Ethiopian troops admit shooting down Kenyan plane
Ethiopian forces in Somalia have admitted to shooting down a Kenyan cargo plane on Monday, leading to six deaths, on ‘mistaken identity’.
A preliminary report filed by the African Union Mission in Somalia (Amisom) indicated that the forces guarding Bardelle airstrip in Baidoa adjudged the plane’s unusual flight towards the facility as a potential suicide mission.
But the revelations that that the troops on guard at the facility were non-Amisom members of the Ethiopian National Defence Forces (ENDF) could raise legal questions on their presence in Somalia.
A report filed by the Sector III Force Commander of the African Union Mission in Somalia said the troops at Bardelle, some 300km northwest of Mogadishu were unaware of any incoming civilian flight at the time.
“There was no information that the aircraft would be at Bardelle… the aircraft was flying out of usual site repeatedly closer to the ground,” Ethiopian forces said.
“The troops suspected that the aircraft was a suicide attacker and seeking a target to attack. Due to the above reason, the African Express Type E-120 was shot down by our force.”
The original count was that the cargo plane operated by Kenyan company, African Express, was carrying six people when it came down. The Ethiopians say three Kenyans and two Somalis bodies were recovered.

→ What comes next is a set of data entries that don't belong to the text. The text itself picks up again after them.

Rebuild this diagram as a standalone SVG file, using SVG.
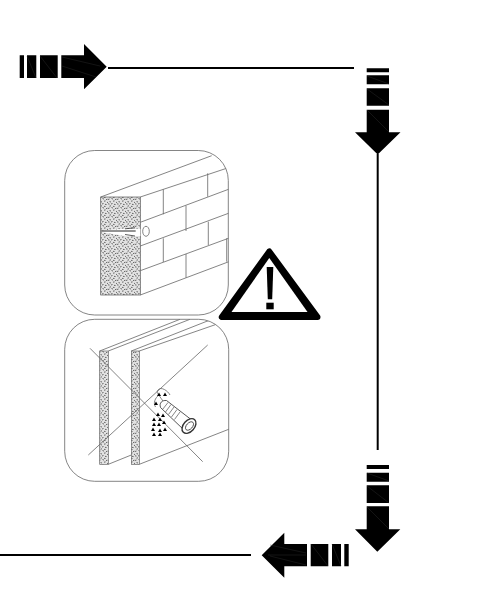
<svg xmlns="http://www.w3.org/2000/svg" width="492" height="596" viewBox="0 0 492 596">
<style>
.l{fill:none;stroke:#666;stroke-width:.8}
.b{fill:#000;stroke:none}
.a{fill:none;stroke:#333;stroke-width:.4}
.c{fill:none;stroke:#000;stroke-width:2}
</style>
<defs>
<pattern id="st" width="9" height="9" patternUnits="userSpaceOnUse">
<rect width="9" height="9" fill="#e2e2e2"/>
<path d="M0 1.500l1.500-.5M3.500 .5l1.500 .6M7 1.600l1.500-.4M1.500 3.600l1.500 .4M5 3.200l1.600-.3M8 4.300l1 .2M0 5.800l1.500 .3M3 6l1.500-.5M6 6.300l1.600 .3M1.500 8.200l1.500-.4M5 8.300l1.500 .2" stroke="#444" stroke-width=".8" fill="none"/>
</pattern>
<clipPath id="p1"><rect x="64.700" y="150.500" width="163.600" height="164.500" rx="30"/></clipPath>
<clipPath id="p2"><rect x="64.700" y="319.300" width="164" height="162" rx="30"/></clipPath>
</defs>
<g id="connectors">
<path class="c" d="M108 68H354"/>
<path class="c" d="M377.700 154V450"/>
<path class="c" d="M0 555H251"/>
</g>
<g id="arrow-top">
<path class="b" d="M19.700 55.300H24V78H19.700ZM27 55.300H36.300V78H27ZM40 55.300H57.700V78H40ZM61.300 55.300H84V44L106.700 66.700L84 89.300V78H61.300Z"/>
<path class="a" d="M27 56L36 78M40 56L57 78M62 57L100 66M62 66L96 77"/>
</g>
<g id="arrow-down-1">
<path class="b" d="M366.700 68.300H389V72.300H366.700ZM366.700 75.300H389V84.300H366.700ZM366.700 88.300H389V105.700H366.700ZM366.700 109.700H389V132.300H400.500L377.700 154.500L355 132.300H366.700Z"/>
<path class="a" d="M367 76L389 84M367 89L389 105M367 110L389 132"/>
</g>
<g id="arrow-down-2">
<path class="b" d="M366.700 465H389V469H366.700ZM366.700 472.700H389V481.700H366.700ZM366.700 485.300H389V503H366.700ZM366.700 506.300H389V529.300H400.300L377.300 551.700L355 529.300H366.700Z"/>
<path class="a" d="M367 473L389 481M367 486L389 503M367 507L389 529"/>
</g>
<g id="arrow-left">
<path class="b" d="M348.700 544H344.300V566.300H348.700ZM341 544H332V566.300H341ZM328.300 544H310.700V566.300H328.300ZM307 544H284.300V532.700L261.700 555.300L284.300 577.700V566.300H307Z"/>
<path class="a" d="M332 544L341 566M311 544L328 566M306 553L270 545M306 555H268M306 565L270 556"/>
</g>
<g id="panel-wall">
<rect class="l" x="64.700" y="150.500" width="163.600" height="164.500" rx="30"/>
<rect x="100.700" y="197" width="39.600" height="98" fill="url(#st)" stroke="#555" stroke-width=".7"/>
<path d="M125 228.800H140.300V236H125L101 232V230.500Z" fill="#fff"/>
<path d="M101 231H135.700" stroke="#111" stroke-width=".9" fill="none"/>
<path d="M125 228.800L135 227.800M125 234.500L135 236" stroke="#333" stroke-width=".8" fill="none"/>
<g clip-path="url(#p1)">
<path class="l" d="M100.700 197L211.700 155.700M140.300 197L232 166.500M140.300 222.300L232 188M140.300 246L232 212M140.300 270.700L232 237M140.300 295L232 260.500M163.300 189.300V214.300M207.700 173.300V196.700M186 205.700V231M208.300 221.700V245M163.300 238.300V262M186 254V277.700M226.700 238.300V261.700"/>
</g>
<ellipse class="l" cx="146" cy="231.300" rx="3.300" ry="5"/>
</g>
<g id="warning">
<path d="M269.300 251.500L221.800 317H317.500Z" fill="#000" stroke="#000" stroke-width="6" stroke-linejoin="round"/>
<path d="M269.300 258L231.500 312H307.500Z" fill="#fff"/>
<path class="b" d="M266.700 267H273.300L272.200 299.300H267.800Z"/>
<rect class="b" x="266.300" y="302.700" width="7.400" height="6.600"/>
</g>
<g id="panel-anchor">
<rect class="l" x="64.700" y="319.300" width="164" height="162" rx="30"/>
<rect x="99.700" y="351" width="8.600" height="113.300" fill="url(#st)" stroke="#555" stroke-width=".6"/>
<rect x="131.300" y="351" width="8" height="113.300" fill="url(#st)" stroke="#555" stroke-width=".6"/>
<g clip-path="url(#p2)">
<path class="l" d="M99.700 351L180 319.300M108.300 351L190 319.300M131.300 351L210 320M139.300 351L223 322M108.300 464.300L131.300 455M139.300 464.300L232 428"/>
</g>
<path class="l" d="M90 348.300L202.700 461.700M88.300 455L207.700 345"/>
<path d="M163 401C158 394 156 392 158 390C161 386 168 391 170 395" class="l"/>
<path d="M155.500 407C153 403 155 398 159 395" class="l"/>
<path d="M166.500 400.500L193 421L184.500 430.500L160.500 407.500C159 403 162 400 166.500 400.500Z" fill="#fff" stroke="#444" stroke-width=".9"/>
<ellipse cx="189" cy="426" rx="8.500" ry="5.500" transform="rotate(-48 189 426)" fill="#fff" stroke="#333" stroke-width="1.400"/>
<ellipse cx="189.500" cy="426" rx="5" ry="3" transform="rotate(-48 189.500 426)" fill="#fff" stroke="#444" stroke-width=".9"/>
<path class="l" d="M168 402.500L162.500 409.500M171 404.500L165.500 412M174 407L168.500 414.500M177 409.500L171.500 417M180 412L174.500 419.500"/>
<path class="b" d="M157 396l2-3.500 2 3.500zM163 396l2-3.500 2 3.500zM154 405l2-3.500 2 3.500zM156 416l2-3.500 2 3.500zM152 421l2-3.500 2 3.500zM158 421l2-3.500 2 3.500zM161 417l2-3.500 2 3.500zM152 426l2-3.500 2 3.500zM157 426l2-3.500 2 3.500zM162 424l2-3.500 2 3.500zM151 431l2-3.500 2 3.500zM158 432l2-3.500 2 3.500zM163 431l2-3.500 2 3.500zM152 436l2-3.500 2 3.500zM158 436l2-3.500 2 3.500z"/>
</g>
</svg>
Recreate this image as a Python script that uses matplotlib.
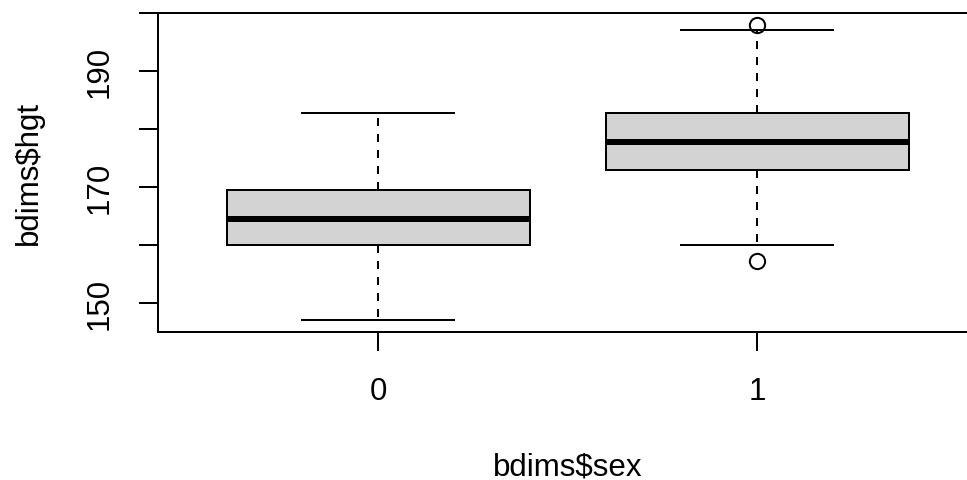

The aircraft, 5Y-AXO, had actually been permitted by the Somali Civil Aviation Authority to fly from Mogadishu to Baidoa and back, a 600km round trip. Ethiopian forces claim they had no communication.
A report by the Amisom headquarters says it approached the airstrip in the unusual West-East movement, as opposed to the usual East-West when landing.
“Because of lack of communication and awareness, the aircraft was shot down and thre Kenyan and two Somali citizens died in the incident,” Amisom headquarters in Mogadishu said.
But while the rare admission could help remove suspicions, the presence of Ethiopian forces who are not part of the Amisom could raise new questions. Ethiopia, which has provided some 4,395 troops, usually man Sector III of the Mission.
“The incident was performed by non-Amisom troops of Ethiopia, which will require mutual collaborative investigation team from Somalia, Ethiopia and Kenya to further understand the truth,” said a preliminary report forwarded to Amisom boss and Mozambican diplomat Francisco Madeira on May 5.
The incident has touched off a political spark in Somalia especially among leaders opposed to Ethiopia’s ventures.
“Mr President, now we fully understand the details of the unholy alliance between you and Abiy Ahmed, which you have been concealing from the Parliament and the Somali public,” said Ilyas Ali Hassan, a Somali Senator who is also the Foreign Secretary of the Himilo Qaran party.
“Parliament and the Somali people should take decisive actions to protect the sovereignty, territorial integrity and the Somali blood shed in bardelle.”
Idd Bedel Mohamed, a former Somali diplomat who has indicated he will contest for Presidential elections, says the Somali government and Amisom must clarify who authorised the deployment of the non-Amisom troops and what their mandate is.
“It takes courage and leadership to confess, and both commanders showed professionalism,” he said.
“For Ethiopian leaders, their country’s credibility is at stake. Ethiopia should ask President Farmaajo to address the public, parliament and international partners on the issue of non-Amisom troops in the country,” he added.
The presence of Ethiopian troops had always been contentious. Long before Amisom were deployed in 2007, Ethiopian forces had ventured into Somalia ostensibly to fight the Union of Islamic Courts, the precursor to Al-Shabaab.
When the crash happened on Monday, Somalia’s President Mohamed Farmaajo told his Kenyan counterpart Uhuru Kenyatta the matter will be fully investigated, in cooperation with Kenyan authorities.
It was the first call to cooperation on a major incident between them in almost a year that has seen relations turn lukewarm over a maritime boundary dispute.
The airstrip is also a military base for Ethiopian troops participating in the African Union Mission in Somalia (Amisom).
Addis Ababa on Tuesday labeled the incident as a “accident” but said it will leave the matter to the “competent authorities” in Somalia to investigate.
Officials in Nairobi worry that the lack of clarity surrounding the accident could deter further humanitarian delivery to the country whose road network is either too poor or littered with Al-Shabaab roadblocks in areas the militants control.
Kenya’s Foreign Cabinet Secretary Raychelle Omamo, in a preliminary statement, had asked Somalia and Amisom to “thoroughly and swiftly investigate the matter because it impacts humanitarian operations at a time of highest need.”